> _DIRECTIVE_
From the listing below, restate word for word the lines from the line containing "Reproduce this chart with Apache ECharts." down through the line containing "const grids = gridTops.map(t". Exclude pictures.

> _TASK MATERIAL_
☆ ☆ ☆

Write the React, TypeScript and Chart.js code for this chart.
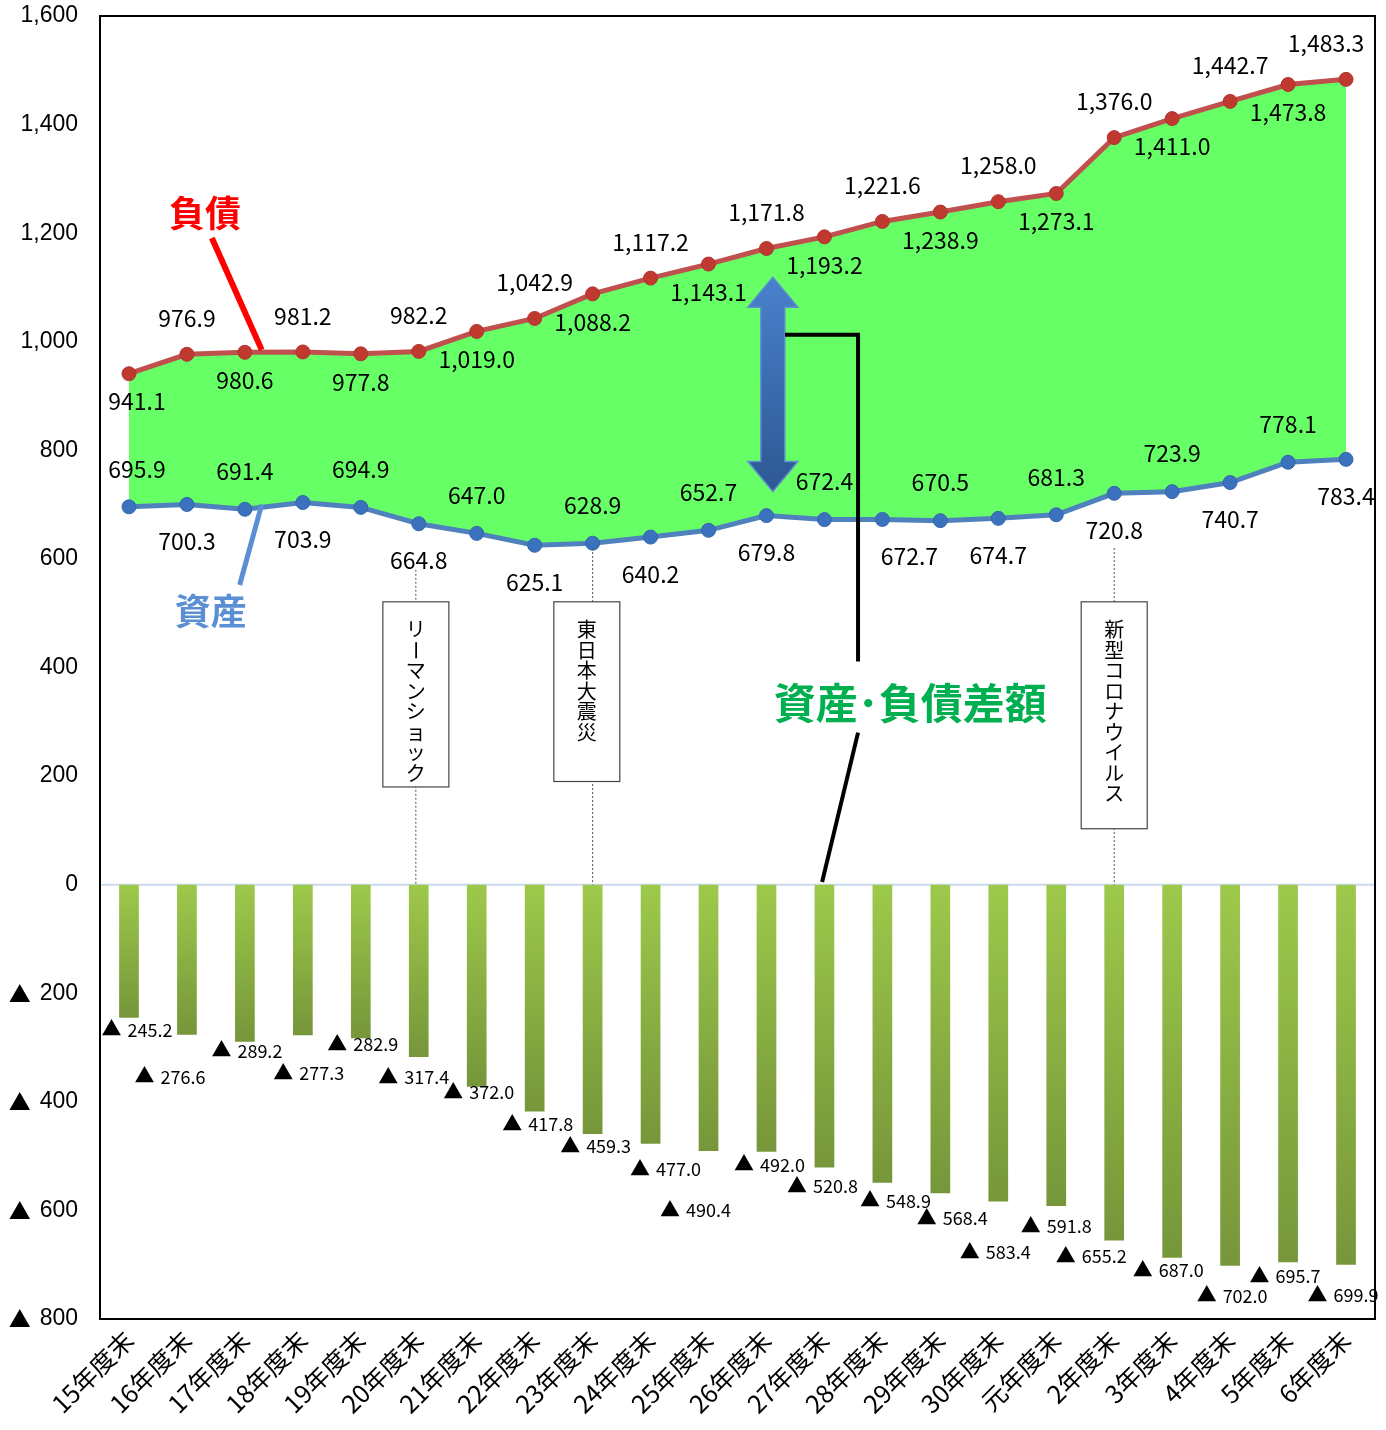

☆ ☆ ☆

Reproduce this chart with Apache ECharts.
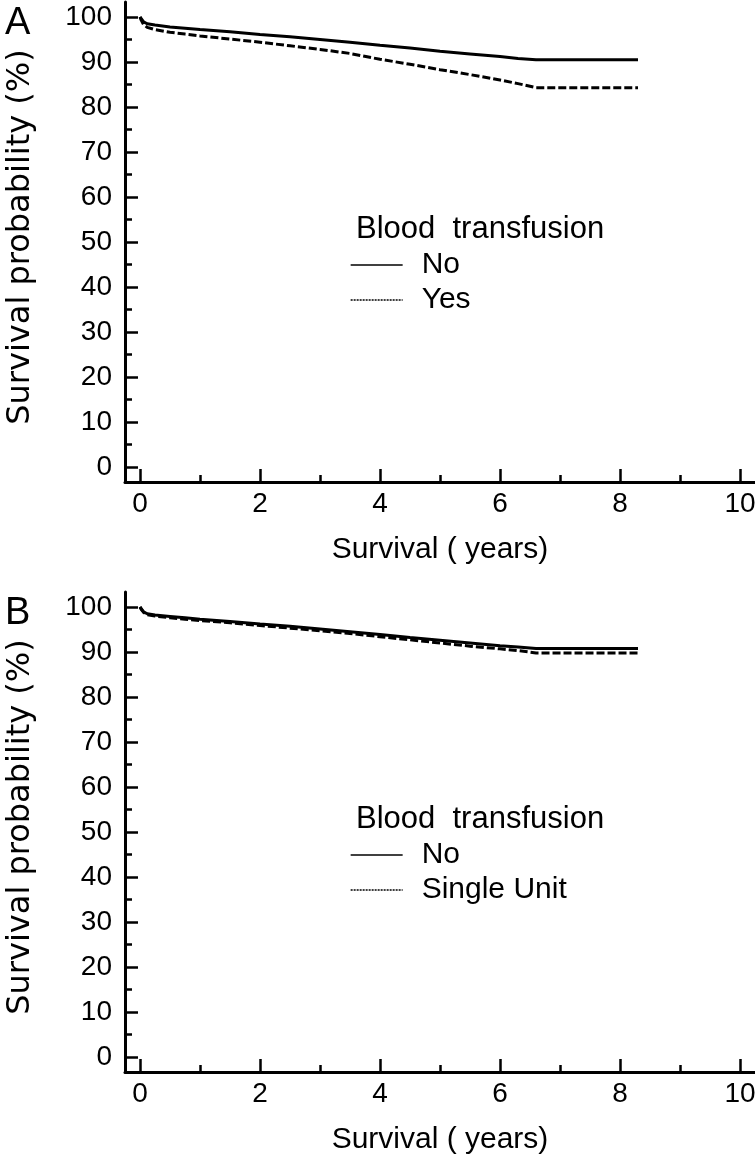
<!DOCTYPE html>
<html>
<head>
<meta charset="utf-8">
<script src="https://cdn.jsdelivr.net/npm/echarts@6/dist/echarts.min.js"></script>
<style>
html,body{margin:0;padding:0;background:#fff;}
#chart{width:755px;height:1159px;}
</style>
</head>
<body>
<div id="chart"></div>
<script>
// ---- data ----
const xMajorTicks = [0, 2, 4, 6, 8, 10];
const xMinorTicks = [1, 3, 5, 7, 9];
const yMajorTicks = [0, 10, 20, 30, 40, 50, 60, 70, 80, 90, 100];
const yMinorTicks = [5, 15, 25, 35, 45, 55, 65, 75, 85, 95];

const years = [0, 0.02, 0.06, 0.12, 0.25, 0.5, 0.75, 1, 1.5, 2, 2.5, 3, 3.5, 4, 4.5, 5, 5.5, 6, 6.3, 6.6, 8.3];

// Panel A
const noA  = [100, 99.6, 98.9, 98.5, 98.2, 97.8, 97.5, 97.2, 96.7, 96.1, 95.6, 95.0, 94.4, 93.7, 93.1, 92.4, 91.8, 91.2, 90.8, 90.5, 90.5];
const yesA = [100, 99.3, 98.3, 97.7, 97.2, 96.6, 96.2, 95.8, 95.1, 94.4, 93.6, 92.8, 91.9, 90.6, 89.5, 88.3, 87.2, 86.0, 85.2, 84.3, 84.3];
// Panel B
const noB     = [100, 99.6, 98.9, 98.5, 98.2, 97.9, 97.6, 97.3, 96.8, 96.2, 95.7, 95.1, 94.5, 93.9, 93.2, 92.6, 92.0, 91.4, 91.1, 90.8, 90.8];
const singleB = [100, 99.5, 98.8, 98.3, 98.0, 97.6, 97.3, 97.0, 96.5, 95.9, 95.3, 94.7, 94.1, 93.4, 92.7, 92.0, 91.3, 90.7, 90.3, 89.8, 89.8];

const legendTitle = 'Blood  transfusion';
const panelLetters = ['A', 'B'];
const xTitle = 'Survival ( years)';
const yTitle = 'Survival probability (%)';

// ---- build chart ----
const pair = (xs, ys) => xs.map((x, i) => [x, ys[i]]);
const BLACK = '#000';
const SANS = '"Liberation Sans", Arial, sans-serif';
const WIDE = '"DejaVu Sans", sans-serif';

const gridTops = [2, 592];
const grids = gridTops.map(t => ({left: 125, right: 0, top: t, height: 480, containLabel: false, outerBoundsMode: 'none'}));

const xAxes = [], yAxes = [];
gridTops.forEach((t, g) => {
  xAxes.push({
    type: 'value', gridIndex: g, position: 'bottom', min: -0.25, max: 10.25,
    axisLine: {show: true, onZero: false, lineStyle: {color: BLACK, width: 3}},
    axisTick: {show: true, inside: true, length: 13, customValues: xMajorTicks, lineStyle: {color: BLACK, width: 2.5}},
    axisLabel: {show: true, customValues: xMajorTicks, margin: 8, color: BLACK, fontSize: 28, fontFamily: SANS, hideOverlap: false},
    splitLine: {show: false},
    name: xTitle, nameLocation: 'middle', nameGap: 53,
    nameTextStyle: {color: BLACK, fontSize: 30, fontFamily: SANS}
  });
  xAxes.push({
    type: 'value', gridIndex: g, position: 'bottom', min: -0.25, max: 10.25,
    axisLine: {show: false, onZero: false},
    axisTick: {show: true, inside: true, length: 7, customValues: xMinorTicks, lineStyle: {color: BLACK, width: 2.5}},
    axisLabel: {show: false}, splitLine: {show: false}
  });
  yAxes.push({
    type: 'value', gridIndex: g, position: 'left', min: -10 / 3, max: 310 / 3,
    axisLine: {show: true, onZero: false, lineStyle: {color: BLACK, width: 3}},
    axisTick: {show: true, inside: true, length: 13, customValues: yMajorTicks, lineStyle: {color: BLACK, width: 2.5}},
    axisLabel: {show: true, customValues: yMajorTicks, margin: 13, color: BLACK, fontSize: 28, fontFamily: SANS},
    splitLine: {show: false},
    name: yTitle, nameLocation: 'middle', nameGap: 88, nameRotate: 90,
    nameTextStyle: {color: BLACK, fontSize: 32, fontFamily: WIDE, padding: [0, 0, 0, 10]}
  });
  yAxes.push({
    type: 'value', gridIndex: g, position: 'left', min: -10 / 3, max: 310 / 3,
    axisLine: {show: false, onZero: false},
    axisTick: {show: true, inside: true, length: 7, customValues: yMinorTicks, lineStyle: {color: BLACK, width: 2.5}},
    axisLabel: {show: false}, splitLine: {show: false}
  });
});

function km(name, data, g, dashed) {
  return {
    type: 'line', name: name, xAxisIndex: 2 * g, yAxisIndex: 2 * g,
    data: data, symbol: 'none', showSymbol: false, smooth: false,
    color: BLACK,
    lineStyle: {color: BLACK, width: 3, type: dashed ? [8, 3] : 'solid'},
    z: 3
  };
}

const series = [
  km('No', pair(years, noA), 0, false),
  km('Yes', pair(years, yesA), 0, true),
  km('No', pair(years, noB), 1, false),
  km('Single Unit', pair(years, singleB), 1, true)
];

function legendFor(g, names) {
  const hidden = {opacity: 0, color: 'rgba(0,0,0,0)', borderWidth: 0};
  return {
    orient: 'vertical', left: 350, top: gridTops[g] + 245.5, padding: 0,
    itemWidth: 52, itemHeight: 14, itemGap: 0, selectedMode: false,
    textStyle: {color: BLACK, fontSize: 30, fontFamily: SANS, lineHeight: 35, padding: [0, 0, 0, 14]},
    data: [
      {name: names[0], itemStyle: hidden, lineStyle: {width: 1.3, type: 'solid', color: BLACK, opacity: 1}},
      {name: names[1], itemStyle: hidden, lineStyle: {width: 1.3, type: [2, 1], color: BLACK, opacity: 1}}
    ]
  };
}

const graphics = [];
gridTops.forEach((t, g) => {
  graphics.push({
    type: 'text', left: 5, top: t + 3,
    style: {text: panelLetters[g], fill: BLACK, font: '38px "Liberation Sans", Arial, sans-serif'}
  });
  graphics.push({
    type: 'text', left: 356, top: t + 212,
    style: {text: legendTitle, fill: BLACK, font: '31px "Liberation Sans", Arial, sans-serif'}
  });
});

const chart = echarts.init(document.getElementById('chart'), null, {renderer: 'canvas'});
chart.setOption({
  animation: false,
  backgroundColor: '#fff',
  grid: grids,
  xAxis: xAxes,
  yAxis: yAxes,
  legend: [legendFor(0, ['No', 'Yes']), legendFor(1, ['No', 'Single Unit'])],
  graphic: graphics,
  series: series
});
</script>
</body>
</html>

☆ ☆ ☆

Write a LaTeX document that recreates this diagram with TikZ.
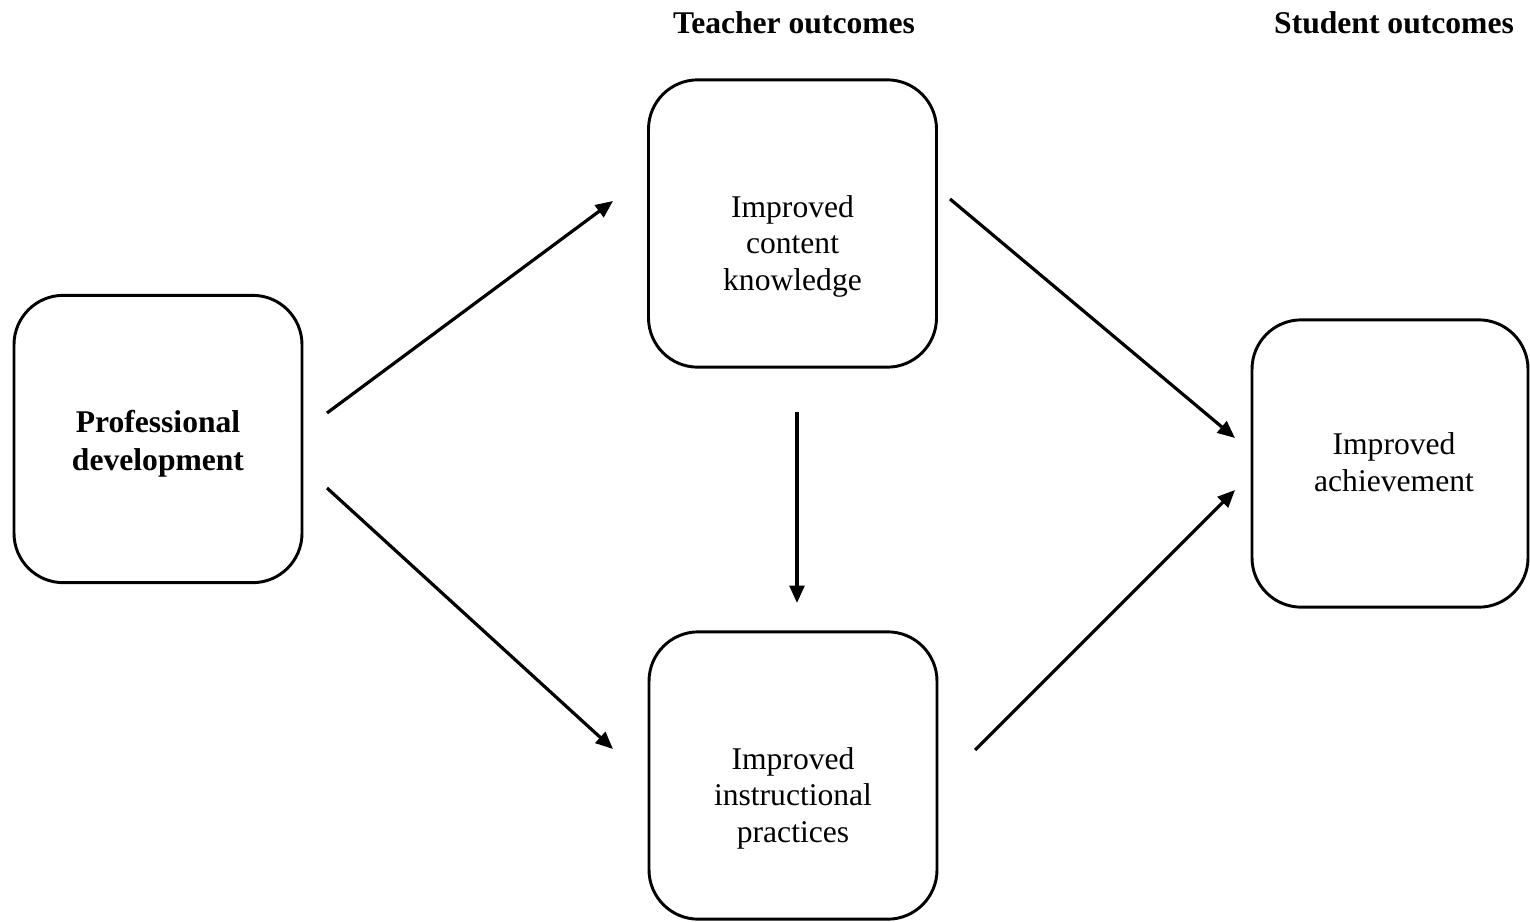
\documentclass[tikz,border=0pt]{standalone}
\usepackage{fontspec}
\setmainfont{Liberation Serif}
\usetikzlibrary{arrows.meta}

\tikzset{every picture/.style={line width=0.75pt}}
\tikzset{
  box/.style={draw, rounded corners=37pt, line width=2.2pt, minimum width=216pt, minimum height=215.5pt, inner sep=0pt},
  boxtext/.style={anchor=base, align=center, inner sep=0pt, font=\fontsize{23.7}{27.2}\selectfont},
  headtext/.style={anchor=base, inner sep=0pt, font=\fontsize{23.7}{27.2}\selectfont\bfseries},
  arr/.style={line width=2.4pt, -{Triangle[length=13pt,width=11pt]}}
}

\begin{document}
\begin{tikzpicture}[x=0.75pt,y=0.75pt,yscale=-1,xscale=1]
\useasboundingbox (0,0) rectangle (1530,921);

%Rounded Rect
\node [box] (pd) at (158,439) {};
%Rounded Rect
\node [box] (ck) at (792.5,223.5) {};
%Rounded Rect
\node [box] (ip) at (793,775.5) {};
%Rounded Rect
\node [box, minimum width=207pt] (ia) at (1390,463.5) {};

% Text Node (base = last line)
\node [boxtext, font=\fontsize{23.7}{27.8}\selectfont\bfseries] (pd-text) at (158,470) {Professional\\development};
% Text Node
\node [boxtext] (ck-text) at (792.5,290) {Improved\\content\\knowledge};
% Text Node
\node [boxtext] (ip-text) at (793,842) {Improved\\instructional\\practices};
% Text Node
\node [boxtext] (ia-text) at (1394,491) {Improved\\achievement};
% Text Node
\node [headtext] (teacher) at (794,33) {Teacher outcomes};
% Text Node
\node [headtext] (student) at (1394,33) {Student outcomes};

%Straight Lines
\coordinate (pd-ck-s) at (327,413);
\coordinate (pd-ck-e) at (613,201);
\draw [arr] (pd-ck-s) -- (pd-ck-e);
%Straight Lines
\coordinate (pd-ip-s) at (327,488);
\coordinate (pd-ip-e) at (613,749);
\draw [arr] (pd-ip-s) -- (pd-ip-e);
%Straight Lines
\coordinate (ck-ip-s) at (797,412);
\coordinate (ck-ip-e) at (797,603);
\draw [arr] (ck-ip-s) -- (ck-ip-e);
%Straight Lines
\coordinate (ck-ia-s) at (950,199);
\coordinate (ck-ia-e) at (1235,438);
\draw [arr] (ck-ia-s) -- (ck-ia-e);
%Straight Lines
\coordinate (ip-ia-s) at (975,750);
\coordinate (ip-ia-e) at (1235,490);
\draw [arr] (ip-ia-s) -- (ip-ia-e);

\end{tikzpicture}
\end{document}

☆ ☆ ☆

> _WORKED SOLUTION_
Reproduce this chart with Apache ECharts.
<!DOCTYPE html>
<html>
<head>
<meta charset="utf-8">
<script src="https://cdn.jsdelivr.net/npm/echarts@6/dist/echarts.min.js"></script>
<style>
html,body{margin:0;padding:0;background:#fff;}
#chart{width:755px;height:1159px;}
</style>
</head>
<body>
<div id="chart"></div>
<script>
// ---- data ----
const xMajorTicks = [0, 2, 4, 6, 8, 10];
const xMinorTicks = [1, 3, 5, 7, 9];
const yMajorTicks = [0, 10, 20, 30, 40, 50, 60, 70, 80, 90, 100];
const yMinorTicks = [5, 15, 25, 35, 45, 55, 65, 75, 85, 95];

const years = [0, 0.02, 0.06, 0.12, 0.25, 0.5, 0.75, 1, 1.5, 2, 2.5, 3, 3.5, 4, 4.5, 5, 5.5, 6, 6.3, 6.6, 8.3];

// Panel A
const noA  = [100, 99.6, 98.9, 98.5, 98.2, 97.8, 97.5, 97.2, 96.7, 96.1, 95.6, 95.0, 94.4, 93.7, 93.1, 92.4, 91.8, 91.2, 90.8, 90.5, 90.5];
const yesA = [100, 99.3, 98.3, 97.7, 97.2, 96.6, 96.2, 95.8, 95.1, 94.4, 93.6, 92.8, 91.9, 90.6, 89.5, 88.3, 87.2, 86.0, 85.2, 84.3, 84.3];
// Panel B
const noB     = [100, 99.6, 98.9, 98.5, 98.2, 97.9, 97.6, 97.3, 96.8, 96.2, 95.7, 95.1, 94.5, 93.9, 93.2, 92.6, 92.0, 91.4, 91.1, 90.8, 90.8];
const singleB = [100, 99.5, 98.8, 98.3, 98.0, 97.6, 97.3, 97.0, 96.5, 95.9, 95.3, 94.7, 94.1, 93.4, 92.7, 92.0, 91.3, 90.7, 90.3, 89.8, 89.8];

const legendTitle = 'Blood  transfusion';
const panelLetters = ['A', 'B'];
const xTitle = 'Survival ( years)';
const yTitle = 'Survival probability (%)';

// ---- build chart ----
const pair = (xs, ys) => xs.map((x, i) => [x, ys[i]]);
const BLACK = '#000';
const SANS = '"Liberation Sans", Arial, sans-serif';
const WIDE = '"DejaVu Sans", sans-serif';

const gridTops = [2, 592];
const grids = gridTops.map(t => ({left: 125, right: 0, top: t, height: 480, containLabel: false, outerBoundsMode: 'none'}));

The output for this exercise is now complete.